Until January, it was on taxpayers, who ultimately paid for any bank bailout (and the austerity programs in countries such as Britain that rescued their banks at the time of the global financial crisis epitomize this trade-off). It is now on investors: The idea is to privatize losses as well as profits, rather than expecting that losses be socialized.

This is fine in principle, but in practice it's another matter. Unlike other countries where bank shares and bonds are mainly held in the portfolios of large institutional investors – because they are deemed high risk – in Italy, these securities are in the hands of retail investors. Some were mis-sold these securities by their bank managers, who were under pressure to help raise money for their troubled banks. Data are scattered, but anecdotal evidence is robust enough to suggest that numbers are significant, making the government extremely careful about going down the route of a full-blasted bail-in.

In addition, the outcome of the decision to apply bail-in rules to four local banks last November is a tragic reminder of the personal, economic and political costs of rushed and badly implemented policies. A pensioner who had lost all of his savings in the bail-in died by suicide, while panic about the solidity of many banks began to spread among depositors.

Based on that experience, the Italian government has been very careful not to sleepwalk into a bail-in for MPS and has been trying to keep all options open. Prime Minister Matteo Renzi, who faces a difficult referendum on constitutional reforms in the autumn and the possibility of being forced to resign, is particularly careful to backstop MPS while containing, or even avoiding, losses to his key constituencies. Hence the solution of creating a "good bank" out of the MPS disaster.

Will it work? The devil is in the details – and these have not been explained with sufficient granularity to conclude whether the proposal of moving MPS's non-performing loans into a special vehicle is feasible. But if it turns out to be, it can become a solution to Italy's immense problem with non-performing loans.

According to the International Monetary Fund, Italian banks are saddled with €360-billion of bad loans that are the result of years of sluggish growth, a deep recession in 2008 and 2009, and a prolonged recession from 2012 to 2014. But they also reflect endemic corruption and pervasive political patronage that for years have informed the banking sector, as loans were used as a tool for gaining favour and greasing the wheels of a system intent on distributing "spoils" and patronage.

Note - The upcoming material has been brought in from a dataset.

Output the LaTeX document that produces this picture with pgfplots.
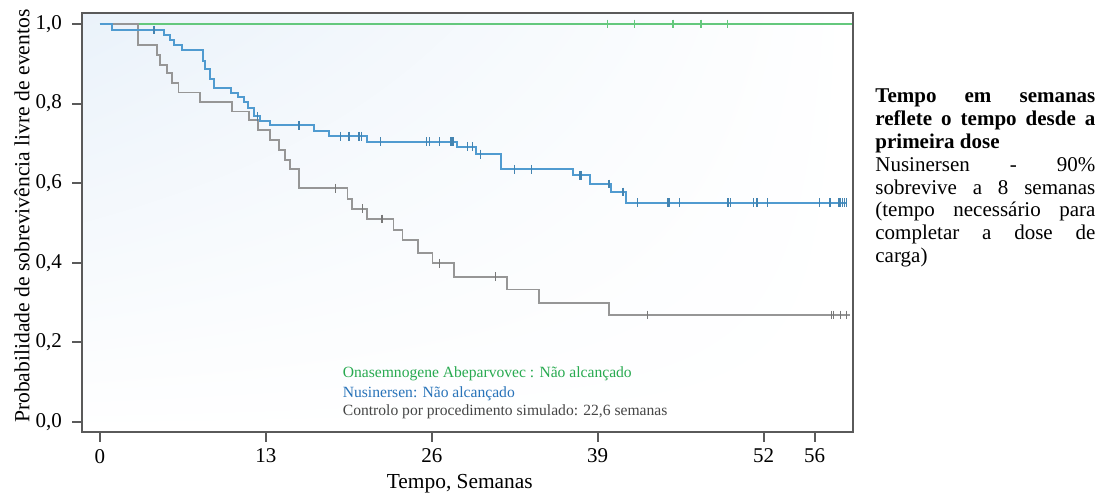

So MPS is the tip of a larger problem of non-performing loans, poor management and bad corporate governance in Italy's banking sector. There have been a number of reforms to improve banks' transparency and accountability, but the road is long and bumpy. The messy rescue of MPS has not yet helped to cement the idea that banks are not too big to fail – and in Italy, there are many small banks that can indeed fail without a systemic impact.

Only by making banks effective economic agents and market players – and setting a culture of robust governance – can they help to pull the Italian economy out of its "secular stagnation." It will take some time, but by finally sorting out MPS, there is a chance to reset the whole system and eventually push Italy's banks in the direction of solid governance.